• GIVEN REQUEST: Repeat the entries that follow verbatim, without any of their pictures.

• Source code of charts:
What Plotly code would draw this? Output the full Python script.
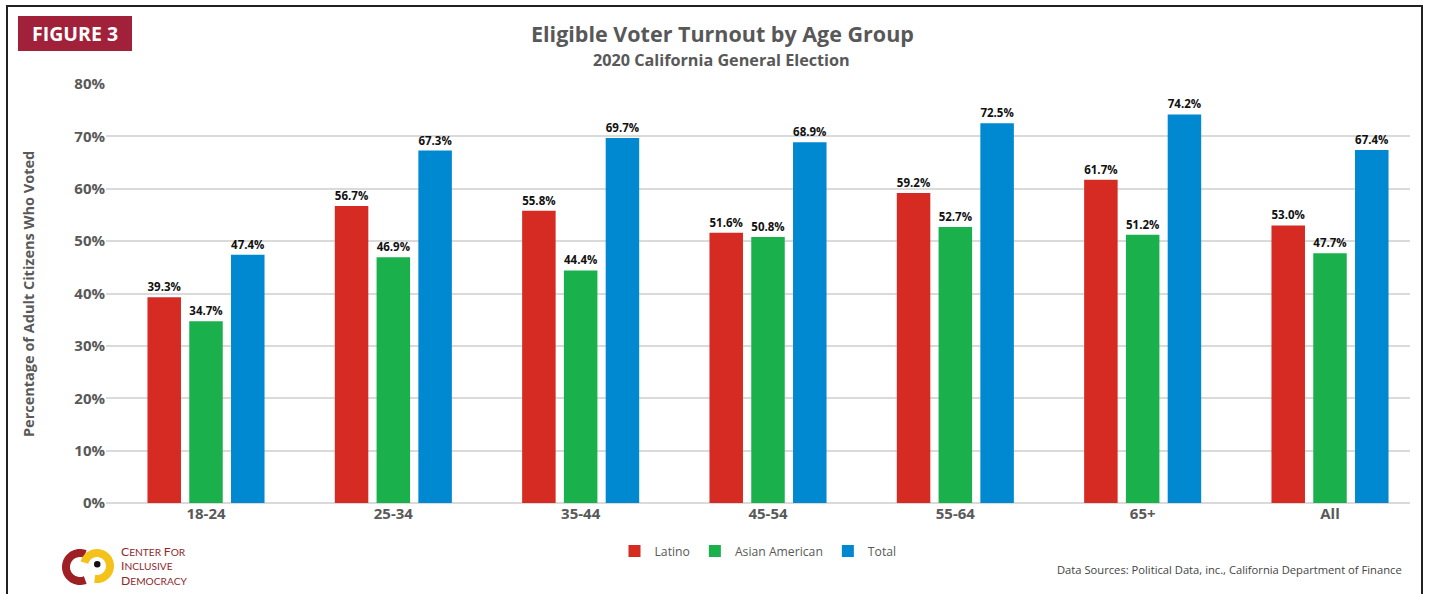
import math
import plotly.graph_objects as go

age_groups = ["18-24", "25-34", "35-44", "45-54", "55-64", "65+", "All"]
latino = [39.3, 56.7, 55.8, 51.6, 59.2, 61.7, 53.0]
asian_american = [34.7, 46.9, 44.4, 50.8, 52.7, 51.2, 47.7]
total = [47.4, 67.3, 69.7, 68.9, 72.5, 74.2, 67.4]
series_names = ["Latino", "Asian American", "Total"]
y_ticks = [0, 10, 20, 30, 40, 50, 60, 70, 80]

W, H = 1430, 594
L, R, T, B = 106, 20, 84, 91
PW, PH = W - L - R, H - T - B


def px_x(p):
    return (p - L) / PW


def px_y(p):
    return (H - B - p) / PH


colors = ["#D52B23", "#1AB04C", "#0088D1"]
FONT = "Open Sans"
GRAY = "#595959"

fig = go.Figure()
for name, vals, col in zip(series_names, [latino, asian_american, total], colors):
    fig.add_trace(go.Bar(
        x=age_groups, y=vals, name=name, marker=dict(color=col, line=dict(width=0)),
        texttemplate="<b>%{y:.1f}%</b>", textposition="outside",
        textfont=dict(family=FONT, size=11.5, color="#111111"),
        cliponaxis=False,
    ))

shapes = [
    dict(type="rect", xref="paper", yref="paper", x0=px_x(7), x1=px_x(1422), y0=px_y(650), y1=px_y(6),
         line=dict(color="#222222", width=2), fillcolor="rgba(0,0,0,0)", layer="above"),
    dict(type="rect", xref="paper", yref="paper", x0=px_x(18), x1=px_x(132), y0=px_y(51), y1=px_y(16),
         line=dict(width=0), fillcolor="#A2213A"),
]


def arc_path(cx, cy, r, a0, a1, n=48):
    pts = []
    for i in range(n + 1):
        a = math.radians(a0 + (a1 - a0) * i / n)
        pts.append((px_x(cx + r * math.cos(a)), px_y(cy - r * math.sin(a))))
    return "M " + " L ".join(f"{x:.5f},{y:.5f}" for x, y in pts)


shapes.append(dict(type="path", xref="paper", yref="paper", path=arc_path(80, 567, 14, 68, 292),
                   line=dict(color="#9E1F24", width=8)))
shapes.append(dict(type="path", xref="paper", yref="paper", path=arc_path(97, 566, 13, 165, -100),
                   line=dict(color="#F4C21A", width=8)))
shapes.append(dict(type="circle", xref="paper", yref="paper", x0=px_x(94), x1=px_x(100.5), y0=px_y(567.5), y1=px_y(561),
                   line=dict(width=0), fillcolor="#111111"))

logo_col = "#8E2A2E"


def sc(word):
    return f"<span style='font-size:12.2px'>{word[0]}</span>{word[1:]}"


def ann(text, x, y, size, color, bold=False, xanchor="center", angle=0, align="center", family=FONT):
    return dict(text=f"<b>{text}</b>" if bold else text, x=px_x(x), y=px_y(y), xref="paper", yref="paper",
                xanchor=xanchor, yanchor="middle", showarrow=False, textangle=angle, align=align,
                font=dict(family=family, size=size, color=color))


annotations = [
    ann("FIGURE 3", 75, 33, 19.5, "white", bold=True),
    ann("Eligible Voter Turnout by Age Group", 722, 34, 21.5, "#585858", bold=True),
    ann("2020 California General Election", 721, 60, 16.2, "#585858", bold=True),
    ann("Percentage of Adult Citizens Who Voted", 28, 294, 14.5, GRAY, bold=True, angle=-90),
    ann("Data Sources: Political Data, inc., California Department of Finance", 1404, 569, 11.2, "#444444",
        xanchor="right"),
    ann(sc("CENTER") + " " + sc("FOR"), 119, 551, 10.2, logo_col, xanchor="left", family="Lato"),
    ann(sc("INCLUSIVE"), 119, 565.7, 10.2, logo_col, xanchor="left", family="Lato"),
    ann(sc("DEMOCRACY"), 119, 580.4, 10.2, logo_col, xanchor="left", family="Lato"),
]

unit = (1330 - 206) / 6.0
x_range = [-(206 - L) / unit, 6 + (L + PW - 1330) / unit]

fig.update_layout(
    width=W, height=H,
    margin=dict(l=L, r=R, t=T, b=B),
    paper_bgcolor="white", plot_bgcolor="white",
    barmode="group", bargap=0.331, bargroupgap=0.198,
    font=dict(family=FONT, color=GRAY),
    showlegend=True,
    legend=dict(orientation="h", x=0.5, xanchor="center", y=px_y(551), yanchor="middle",
                font=dict(family=FONT, size=12.2, color=GRAY), traceorder="normal"),
    xaxis=dict(range=x_range, tickfont=dict(family=FONT, size=15, color=GRAY), showline=False, ticks="",
               tickprefix="<b>", ticksuffix="</b>"),
    yaxis=dict(range=[0, 80], tickvals=y_ticks, ticktext=[f"<b>{v}%</b>" for v in y_ticks],
               tickfont=dict(family=FONT, size=15, color=GRAY), showgrid=True, gridcolor="#DADADA",
               gridwidth=1.5, zeroline=True, zerolinecolor="#DADADA", zerolinewidth=1.5, ticks=""),
    shapes=shapes,
    annotations=annotations,
)

fig.write_html("out.html", config={"displayModeBar": False},
               post_script="document.body.style.margin='0';document.body.style.overflow='hidden';")
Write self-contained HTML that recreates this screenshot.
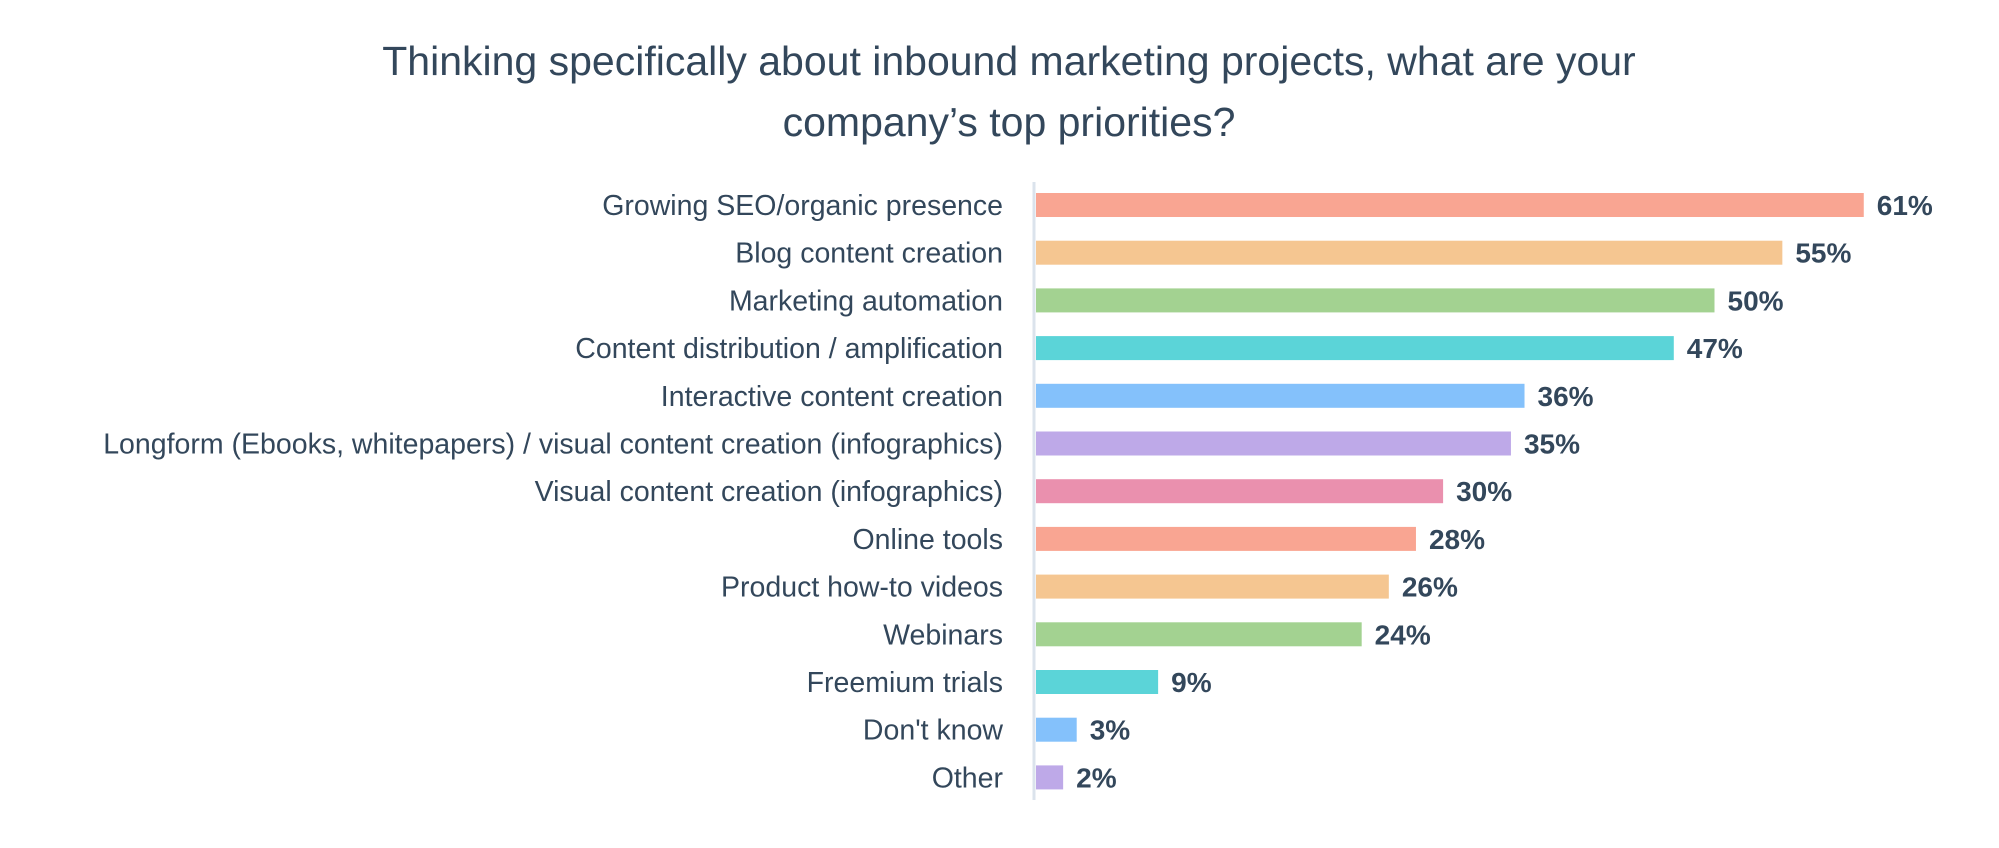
<!DOCTYPE html>
<html><head><meta charset="utf-8"><style>
body{margin:0;background:#fff;width:1999px;height:848px;overflow:hidden;font-family:"Liberation Sans",sans-serif;}
#title{position:absolute;left:0;width:2018px;top:31px;text-align:center;font-size:41px;line-height:61px;color:#33475b;}
svg{position:absolute;left:0;top:0;}
</style></head><body>
<div id="title">Thinking specifically about inbound marketing projects, what are your<br>company’s top priorities?</div>
<svg id="chart" width="1999" height="848"></svg>
<script>
const categories=["Growing SEO/organic presence","Blog content creation","Marketing automation","Content distribution / amplification","Interactive content creation","Longform (Ebooks, whitepapers) / visual content creation (infographics)","Visual content creation (infographics)","Online tools","Product how-to videos","Webinars","Freemium trials","Don't know","Other"];
const values=[61,55,50,47,36,35,30,28,26,24,9,3,2];
const colors=["#f9a592","#f5c691","#a3d291","#5bd4d8","#84c1fb","#bea9e8","#ea90ae","#f9a592","#f5c691","#a3d291","#5bd4d8","#84c1fb","#bea9e8"];
const NS="http://www.w3.org/2000/svg";
const svg=document.getElementById('chart');
const x0=1036,pxPer=13.57,y0=193,step=47.7,bh=24;
const xs=v=>x0+v*pxPer, ys=i=>y0+i*step;
function mk(t,a){const e=document.createElementNS(NS,t);for(const k in a)e.setAttribute(k,a[k]);svg.appendChild(e);return e;}
const ax=mk('line',{x1:1034,x2:1034,y1:182,y2:800,stroke:'#dbe3ec','stroke-width':3});


categories.forEach((c,i)=>{
  const y=ys(i);
  const r=mk('rect',{x:x0,y:y,width:xs(values[i])-x0,height:bh,fill:colors[i]});
  
  
  const l=mk('text',{x:1003,y:y+bh/2+10,'text-anchor':'end','font-size':28.5,fill:'#33475b','font-family':'Liberation Sans, sans-serif'});
  l.textContent=c;
  
  
  const v=mk('text',{x:xs(values[i])+13,y:y+bh/2+10,'font-size':28,'font-weight':'bold',fill:'#33475b','font-family':'Liberation Sans, sans-serif'});
  v.textContent=values[i]+'%';
  
  
});
</script>
</body></html>
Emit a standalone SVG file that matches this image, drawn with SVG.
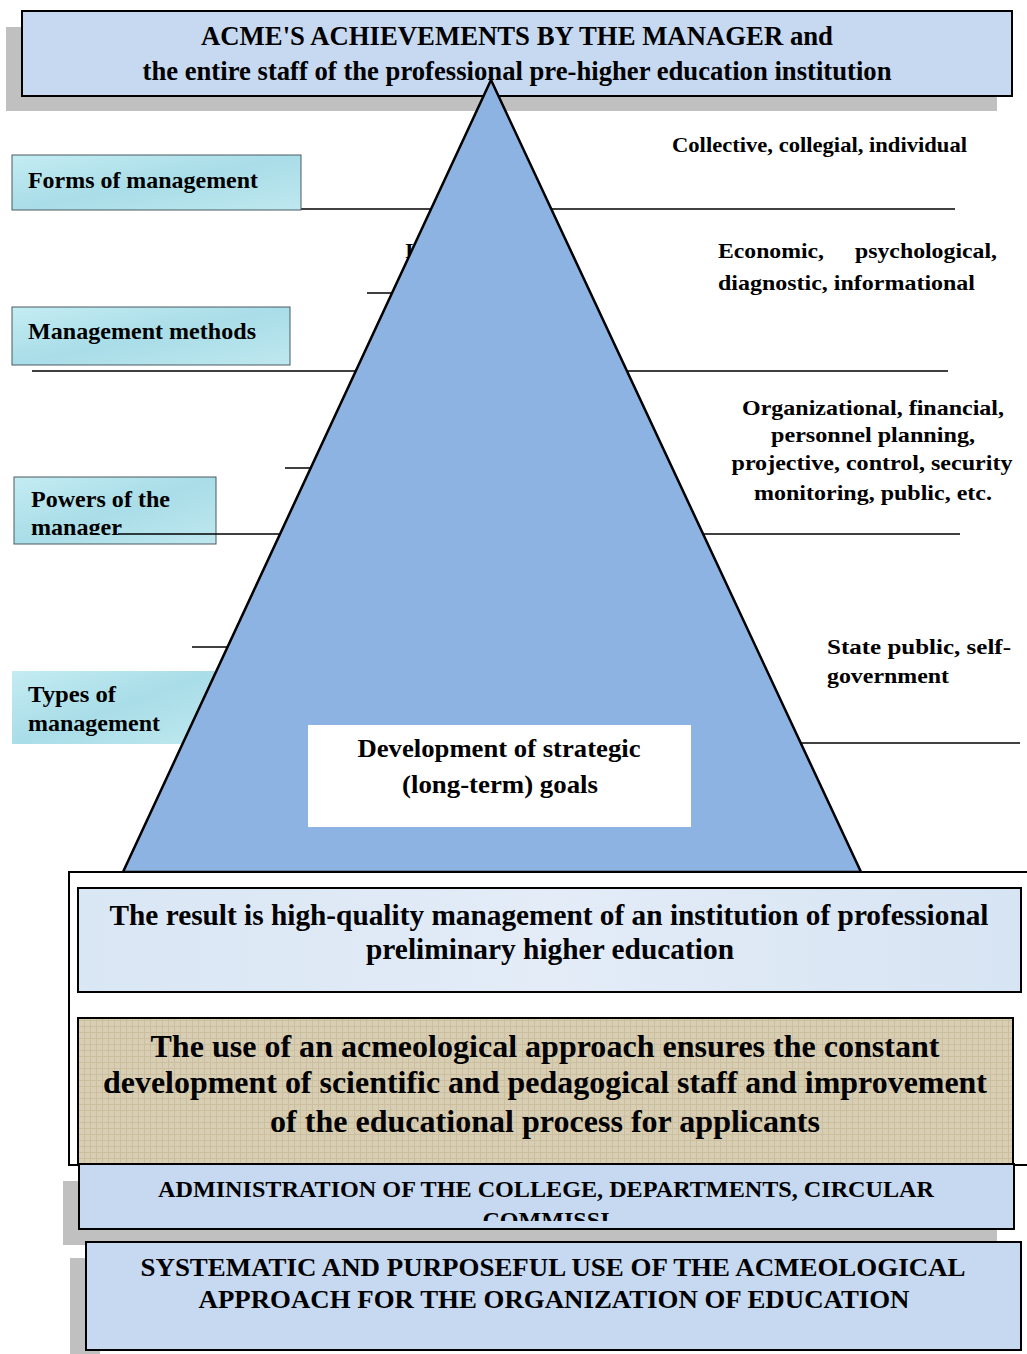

• FINISHED EXERCISE:
What Plotly code would draw this? Output the full Python script.
import math
import plotly.graph_objects as go

age_groups = ["18-24", "25-34", "35-44", "45-54", "55-64", "65+", "All"]
latino = [39.3, 56.7, 55.8, 51.6, 59.2, 61.7, 53.0]
asian_american = [34.7, 46.9, 44.4, 50.8, 52.7, 51.2, 47.7]
total = [47.4, 67.3, 69.7, 68.9, 72.5, 74.2, 67.4]
series_names = ["Latino", "Asian American", "Total"]
y_ticks = [0, 10, 20, 30, 40, 50, 60, 70, 80]

W, H = 1430, 594
L, R, T, B = 106, 20, 84, 91
PW, PH = W - L - R, H - T - B


def px_x(p):
    return (p - L) / PW


def px_y(p):
    return (H - B - p) / PH


colors = ["#D52B23", "#1AB04C", "#0088D1"]
FONT = "Open Sans"
GRAY = "#595959"

fig = go.Figure()
for name, vals, col in zip(series_names, [latino, asian_american, total], colors):
    fig.add_trace(go.Bar(
        x=age_groups, y=vals, name=name, marker=dict(color=col, line=dict(width=0)),
        texttemplate="<b>%{y:.1f}%</b>", textposition="outside",
        textfont=dict(family=FONT, size=11.5, color="#111111"),
        cliponaxis=False,
    ))

shapes = [
    dict(type="rect", xref="paper", yref="paper", x0=px_x(7), x1=px_x(1422), y0=px_y(650), y1=px_y(6),
         line=dict(color="#222222", width=2), fillcolor="rgba(0,0,0,0)", layer="above"),
    dict(type="rect", xref="paper", yref="paper", x0=px_x(18), x1=px_x(132), y0=px_y(51), y1=px_y(16),
         line=dict(width=0), fillcolor="#A2213A"),
]


def arc_path(cx, cy, r, a0, a1, n=48):
    pts = []
    for i in range(n + 1):
        a = math.radians(a0 + (a1 - a0) * i / n)
        pts.append((px_x(cx + r * math.cos(a)), px_y(cy - r * math.sin(a))))
    return "M " + " L ".join(f"{x:.5f},{y:.5f}" for x, y in pts)


shapes.append(dict(type="path", xref="paper", yref="paper", path=arc_path(80, 567, 14, 68, 292),
                   line=dict(color="#9E1F24", width=8)))
shapes.append(dict(type="path", xref="paper", yref="paper", path=arc_path(97, 566, 13, 165, -100),
                   line=dict(color="#F4C21A", width=8)))
shapes.append(dict(type="circle", xref="paper", yref="paper", x0=px_x(94), x1=px_x(100.5), y0=px_y(567.5), y1=px_y(561),
                   line=dict(width=0), fillcolor="#111111"))

logo_col = "#8E2A2E"


def sc(word):
    return f"<span style='font-size:12.2px'>{word[0]}</span>{word[1:]}"


def ann(text, x, y, size, color, bold=False, xanchor="center", angle=0, align="center", family=FONT):
    return dict(text=f"<b>{text}</b>" if bold else text, x=px_x(x), y=px_y(y), xref="paper", yref="paper",
                xanchor=xanchor, yanchor="middle", showarrow=False, textangle=angle, align=align,
                font=dict(family=family, size=size, color=color))


annotations = [
    ann("FIGURE 3", 75, 33, 19.5, "white", bold=True),
    ann("Eligible Voter Turnout by Age Group", 722, 34, 21.5, "#585858", bold=True),
    ann("2020 California General Election", 721, 60, 16.2, "#585858", bold=True),
    ann("Percentage of Adult Citizens Who Voted", 28, 294, 14.5, GRAY, bold=True, angle=-90),
    ann("Data Sources: Political Data, inc., California Department of Finance", 1404, 569, 11.2, "#444444",
        xanchor="right"),
    ann(sc("CENTER") + " " + sc("FOR"), 119, 551, 10.2, logo_col, xanchor="left", family="Lato"),
    ann(sc("INCLUSIVE"), 119, 565.7, 10.2, logo_col, xanchor="left", family="Lato"),
    ann(sc("DEMOCRACY"), 119, 580.4, 10.2, logo_col, xanchor="left", family="Lato"),
]

unit = (1330 - 206) / 6.0
x_range = [-(206 - L) / unit, 6 + (L + PW - 1330) / unit]

fig.update_layout(
    width=W, height=H,
    margin=dict(l=L, r=R, t=T, b=B),
    paper_bgcolor="white", plot_bgcolor="white",
    barmode="group", bargap=0.331, bargroupgap=0.198,
    font=dict(family=FONT, color=GRAY),
    showlegend=True,
    legend=dict(orientation="h", x=0.5, xanchor="center", y=px_y(551), yanchor="middle",
                font=dict(family=FONT, size=12.2, color=GRAY), traceorder="normal"),
    xaxis=dict(range=x_range, tickfont=dict(family=FONT, size=15, color=GRAY), showline=False, ticks="",
               tickprefix="<b>", ticksuffix="</b>"),
    yaxis=dict(range=[0, 80], tickvals=y_ticks, ticktext=[f"<b>{v}%</b>" for v in y_ticks],
               tickfont=dict(family=FONT, size=15, color=GRAY), showgrid=True, gridcolor="#DADADA",
               gridwidth=1.5, zeroline=True, zerolinecolor="#DADADA", zerolinewidth=1.5, ticks=""),
    shapes=shapes,
    annotations=annotations,
)

fig.write_html("out.html", config={"displayModeBar": False},
               post_script="document.body.style.margin='0';document.body.style.overflow='hidden';")
Write self-contained HTML that recreates this screenshot.
<!DOCTYPE html>
<html><head><meta charset="utf-8"><style>
body{margin:0;background:#fff;width:1999px;height:848px;overflow:hidden;font-family:"Liberation Sans",sans-serif;}
#title{position:absolute;left:0;width:2018px;top:31px;text-align:center;font-size:41px;line-height:61px;color:#33475b;}
svg{position:absolute;left:0;top:0;}
</style></head><body>
<div id="title">Thinking specifically about inbound marketing projects, what are your<br>company’s top priorities?</div>
<svg id="chart" width="1999" height="848"></svg>
<script>
const categories=["Growing SEO/organic presence","Blog content creation","Marketing automation","Content distribution / amplification","Interactive content creation","Longform (Ebooks, whitepapers) / visual content creation (infographics)","Visual content creation (infographics)","Online tools","Product how-to videos","Webinars","Freemium trials","Don't know","Other"];
const values=[61,55,50,47,36,35,30,28,26,24,9,3,2];
const colors=["#f9a592","#f5c691","#a3d291","#5bd4d8","#84c1fb","#bea9e8","#ea90ae","#f9a592","#f5c691","#a3d291","#5bd4d8","#84c1fb","#bea9e8"];
const NS="http://www.w3.org/2000/svg";
const svg=document.getElementById('chart');
const x0=1036,pxPer=13.57,y0=193,step=47.7,bh=24;
const xs=v=>x0+v*pxPer, ys=i=>y0+i*step;
function mk(t,a){const e=document.createElementNS(NS,t);for(const k in a)e.setAttribute(k,a[k]);svg.appendChild(e);return e;}
const ax=mk('line',{x1:1034,x2:1034,y1:182,y2:800,stroke:'#dbe3ec','stroke-width':3});


categories.forEach((c,i)=>{
  const y=ys(i);
  const r=mk('rect',{x:x0,y:y,width:xs(values[i])-x0,height:bh,fill:colors[i]});
  
  
  const l=mk('text',{x:1003,y:y+bh/2+10,'text-anchor':'end','font-size':28.5,fill:'#33475b','font-family':'Liberation Sans, sans-serif'});
  l.textContent=c;
  
  
  const v=mk('text',{x:xs(values[i])+13,y:y+bh/2+10,'font-size':28,'font-weight':'bold',fill:'#33475b','font-family':'Liberation Sans, sans-serif'});
  v.textContent=values[i]+'%';
  
  
});
</script>
</body></html>
Emit a standalone SVG file that matches this image, drawn with SVG.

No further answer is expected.